T he present work is a letter from a 34-year-old Ellsworth Kelly to his friend Louis Clayeux, who served as the renowned artistic director of Galerie Maeght between 1948-1965. Kelly and Clayeux first met in 1950, two years after the artist first moved to Paris on the GI Bill. The six years Kelly spent in the French capital—where he encountered a new and indelibly influential circle of dealers, collectors, and artistic peers—were crucial to the development of his pioneering Hard-Edge style. In 1951, one year after Kelly and Clayeux first met, the dealer included four of Kelly’s paintings in Tendance, Galerie Maeght’s annual exhibition of young talent, leading prominent figures such as Georges Braque to praise Kelly’s innovative approach to abstraction and geometric form. Clayeux’s decision to include Kelly in this group presentation evidently touched the artist, who would mention his “delight” at the continuation of the Tendance series six years later in the text of the present letter.
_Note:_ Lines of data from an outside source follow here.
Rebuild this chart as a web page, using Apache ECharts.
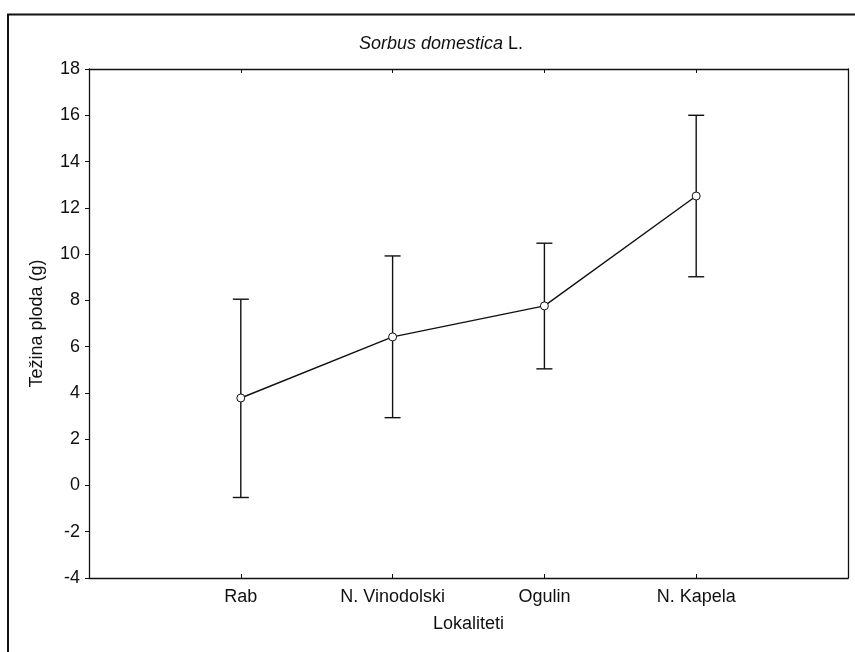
<!DOCTYPE html>
<html>
<head>
<meta charset="utf-8">
<script src="https://cdn.jsdelivr.net/npm/echarts@6/dist/echarts.min.js"></script>
<style>
  html, body { margin: 0; padding: 0; background: #fff; }
  #chart { width: 855px; height: 652px; }
</style>
</head>
<body>
<div id="chart"></div>
<script>
// empty slots at both ends so the four sites sit at 1..4 of a 0..5 span
const categories = ['', 'Rab', 'N. Vinodolski', 'Ogulin', 'N. Kapela', ''];
const means = [null, 3.78, 6.42, 7.76, 12.51, null];
const lower = [null, -0.52, 2.93, 5.04, 9.02, null];
const upper = [null, 8.05, 9.92, 10.47, 16.0, null];
const yTicks = { min: -4, max: 18, step: 2 };

const fontFamily = '"Liberation Sans", Arial, sans-serif';
const ink = '#111';
const fs = 18;

const errData = [];
for (let i = 0; i < categories.length; i++) {
  if (lower[i] !== null) errData.push([i, lower[i], upper[i]]);
}

const chart = echarts.init(document.getElementById('chart'));

const option = {
  animation: false,
  textStyle: { fontFamily: fontFamily },
  title: {
    text: '{i|Sorbus domestica} L.',
    left: 354,
    top: 30,
    textStyle: {
      fontSize: fs,
      fontWeight: 'normal',
      color: ink,
      rich: {
        i: { fontSize: fs, fontStyle: 'italic', color: ink, fontFamily: fontFamily }
      }
    }
  },
  graphic: [
    {
      type: 'rect',
      shape: { x: 8, y: 14.5, width: 1000, height: 1000 },
      style: { fill: 'none', stroke: ink, lineWidth: 2 },
      silent: true
    }
  ],
  grid: { left: 89, right: 7, top: 69, bottom: 74 },
  xAxis: [
    {
      type: 'category',
      data: categories,
      boundaryGap: false,
      name: 'Lokaliteti',
      nameLocation: 'middle',
      nameGap: 37,
      nameTextStyle: { fontSize: fs, color: ink },
      axisLine: { onZero: false, lineStyle: { color: ink, width: 1.3 } },
      axisTick: { inside: true, length: 4, interval: 0, lineStyle: { color: ink } },
      axisLabel: { interval: 0, margin: 10, fontSize: fs, color: ink },
      splitLine: { show: false }
    },
    {
      type: 'category',
      data: categories,
      boundaryGap: false,
      position: 'top',
      axisLine: { onZero: false, lineStyle: { color: ink, width: 1.3 } },
      axisTick: { inside: true, length: 4, interval: 0, lineStyle: { color: ink } },
      axisLabel: { show: false },
      splitLine: { show: false }
    }
  ],
  yAxis: [
    {
      type: 'value',
      min: yTicks.min,
      max: yTicks.max,
      interval: yTicks.step,
      name: 'Težina ploda (g)',
      nameLocation: 'middle',
      nameGap: 43,
      nameTextStyle: { fontSize: fs, color: ink },
      axisLine: { show: true, onZero: false, lineStyle: { color: ink, width: 1.3 } },
      axisTick: { show: true, length: 4, lineStyle: { color: ink } },
      axisLabel: { margin: 9, fontSize: fs, color: ink },
      splitLine: { show: false }
    },
    {
      type: 'value',
      min: yTicks.min,
      max: yTicks.max,
      interval: yTicks.step,
      position: 'right',
      axisLine: { show: true, onZero: false, lineStyle: { color: ink, width: 1.3 } },
      axisTick: { show: false },
      axisLabel: { show: false },
      splitLine: { show: false }
    }
  ],
  series: [
    {
      type: 'custom',
      name: 'err',
      z: 2,
      data: errData,
      renderItem: function (params, api) {
        const x = api.value(0);
        const lo = api.coord([x, api.value(1)]);
        const hi = api.coord([x, api.value(2)]);
        const half = 8;
        const st = { stroke: ink, lineWidth: 1.4 };
        return {
          type: 'group',
          children: [
            { type: 'line', shape: { x1: hi[0], y1: hi[1], x2: lo[0], y2: lo[1] }, style: st },
            { type: 'line', shape: { x1: hi[0] - half, y1: hi[1], x2: hi[0] + half, y2: hi[1] }, style: st },
            { type: 'line', shape: { x1: lo[0] - half, y1: lo[1], x2: lo[0] + half, y2: lo[1] }, style: st }
          ]
        };
      }
    },
    {
      type: 'line',
      name: 'mean',
      z: 3,
      data: means,
      connectNulls: false,
      symbol: 'circle',
      symbolSize: 8,
      showAllSymbol: true,
      lineStyle: { color: ink, width: 1.4 },
      itemStyle: { color: '#fff', borderColor: ink, borderWidth: 1 }
    }
  ]
};

chart.setOption(option);
</script>
</body>
</html>
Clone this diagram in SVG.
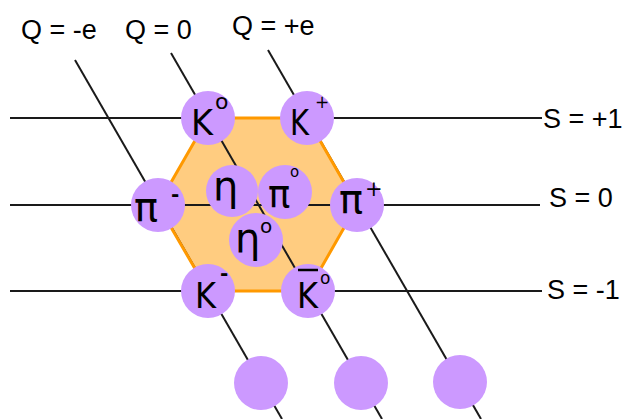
<svg xmlns="http://www.w3.org/2000/svg" width="624" height="419" viewBox="0 0 624 419">
<style>
.ln{stroke:#1a1a1a;stroke-width:2;fill:none}
.node{fill:#CC99FF}
.lbl{font-family:"Liberation Sans",Arial,sans-serif;font-size:27px;fill:#000}
.sym{font-family:"DejaVu Sans","Noto Sans",sans-serif;fill:#000}
.b{font-weight:bold}
</style>
<rect width="624" height="419" fill="#fff"/>
<g id="hexagon-fill">
<polygon points="208,118 307,118 357,205 308,291 208,291 158,205" fill="#FFCC80"/>
</g>
<g id="connectors">
<line class="ln" x1="10" y1="118" x2="542" y2="118"/>
<line class="ln" x1="10" y1="205" x2="540" y2="205"/>
<line class="ln" x1="10" y1="291" x2="542" y2="291"/>
<line class="ln" x1="75" y1="60" x2="282" y2="419"/>
<line class="ln" x1="171" y1="53" x2="382" y2="419"/>
<line class="ln" x1="268" y1="50" x2="481" y2="419"/>
</g>
<g id="hexagon-edge">
<polygon points="208,118 307,118 357,205 308,291 208,291 158,205" fill="none" stroke="#FF9900" stroke-width="3"/>
</g>
<g id="labels">
<text class="lbl" x="21" y="39">Q = -e</text>
<text class="lbl" x="125" y="39">Q = 0</text>
<text class="lbl" x="232" y="35">Q = +e</text>
<text class="lbl" x="543" y="128">S = +1</text>
<text class="lbl" x="549" y="207">S = 0</text>
<text class="lbl" x="547" y="299">S = -1</text>
</g>
<g id="K0"><circle class="node" cx="208" cy="118" r="27"/><text class="sym"><tspan x="191" y="135" font-size="36" textLength="22" lengthAdjust="spacingAndGlyphs">K</tspan><tspan x="215" y="109" font-size="22">o</tspan></text></g>
<g id="Kplus"><circle class="node" cx="307" cy="118" r="27"/><text class="sym"><tspan x="290" y="135" font-size="36" textLength="19" lengthAdjust="spacingAndGlyphs">K</tspan><tspan x="315" y="108" font-size="17">+</tspan></text></g>
<g id="piminus"><circle class="node" cx="158" cy="205" r="27"/><text class="sym"><tspan x="134" y="221" font-size="40">π</tspan><tspan class="b" x="171" y="201" font-size="20">-</tspan></text></g>
<g id="piplus"><circle class="node" cx="357" cy="205" r="27"/><text class="sym"><tspan x="339" y="213" font-size="40">π</tspan><tspan x="365" y="196" font-size="21">+</tspan></text></g>
<g id="eta"><circle class="node" cx="232" cy="191" r="26"/><text class="sym" x="213" y="200" font-size="40">η</text></g>
<g id="pi0"><circle class="node" cx="285" cy="192" r="27"/><text class="sym"><tspan x="268" y="207" font-size="37">π</tspan><tspan x="290" y="177" font-size="15">o</tspan></text></g>
<g id="eta0"><circle class="node" cx="256" cy="240" r="27"/><text class="sym"><tspan x="235" y="252" font-size="40">η</tspan><tspan x="260" y="233" font-size="20">o</tspan></text></g>
<g id="Kminus"><circle class="node" cx="208" cy="291" r="27"/><text class="sym"><tspan x="195" y="308" font-size="36" textLength="21" lengthAdjust="spacingAndGlyphs">K</tspan><tspan class="b" x="220" y="280" font-size="20">-</tspan></text></g>
<g id="K0bar"><circle class="node" cx="308" cy="291" r="27"/><text class="sym"><tspan x="297" y="308" font-size="36" textLength="21" lengthAdjust="spacingAndGlyphs">K</tspan><tspan x="320" y="284" font-size="17">o</tspan></text><line x1="298" y1="270" x2="318" y2="270" stroke="#000" stroke-width="2.5"/></g>
<g id="blank1"><circle class="node" cx="261" cy="383" r="27"/></g>
<g id="blank2"><circle class="node" cx="361" cy="383" r="27"/></g>
<g id="blank3"><circle class="node" cx="460" cy="382" r="27"/></g>
</svg>
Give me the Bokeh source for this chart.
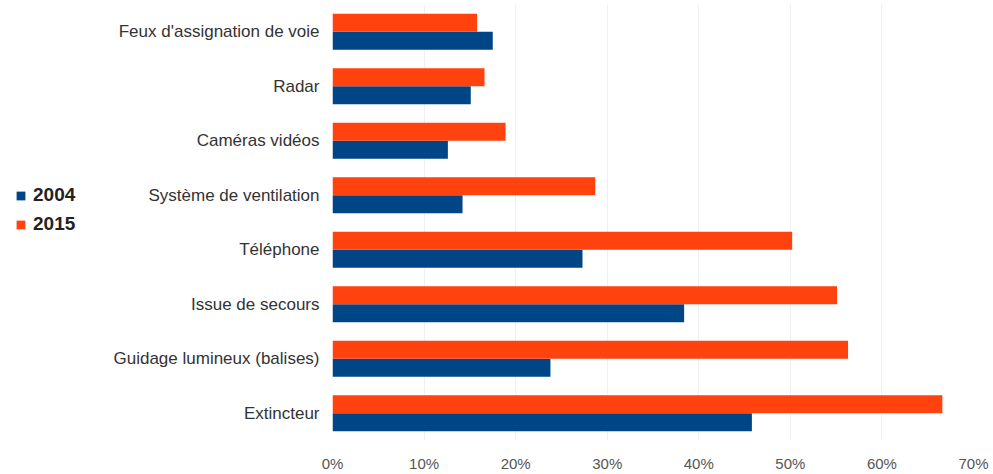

Kelly penned this letter after returning to New York in 1954. Once back in the United States, he was soon discovered by the dealer Betty Parsons, who gave him his very first solo exhibitions in 1956 and 1957. He also debuted works at the Whitney Museum of American Art’s Young America 1957 group exhibition. For the present letter, Kelly reproduced in watercolor some of his most notable works from these exhibitions for Clayeux’s perusal, as the pair were in the midst of planning Kelly’s upcoming solo exhibition at the Frenchman's gallery. Realized in 1958, this presentation of twenty-two paintings at Galerie Maeght proved to be a turning point that crystallized Kelly's reputation abroad; those who attended the show included Lawrence Alloway, then the director of the Institute of Contemporary Art in London, who went on to advise the illustrious British collector E.J. Power to acquire eight major paintings by Kelly.
This letter is a precious token of collaboration and trust between artist and gallerist. Conveying Kelly’s unique gift for color, line, and form through a suite of intimate watercolor sketches, it gives the viewer a rare and exciting behind-the-scenes look at the mind of a young artist perched on the cusp of international renown.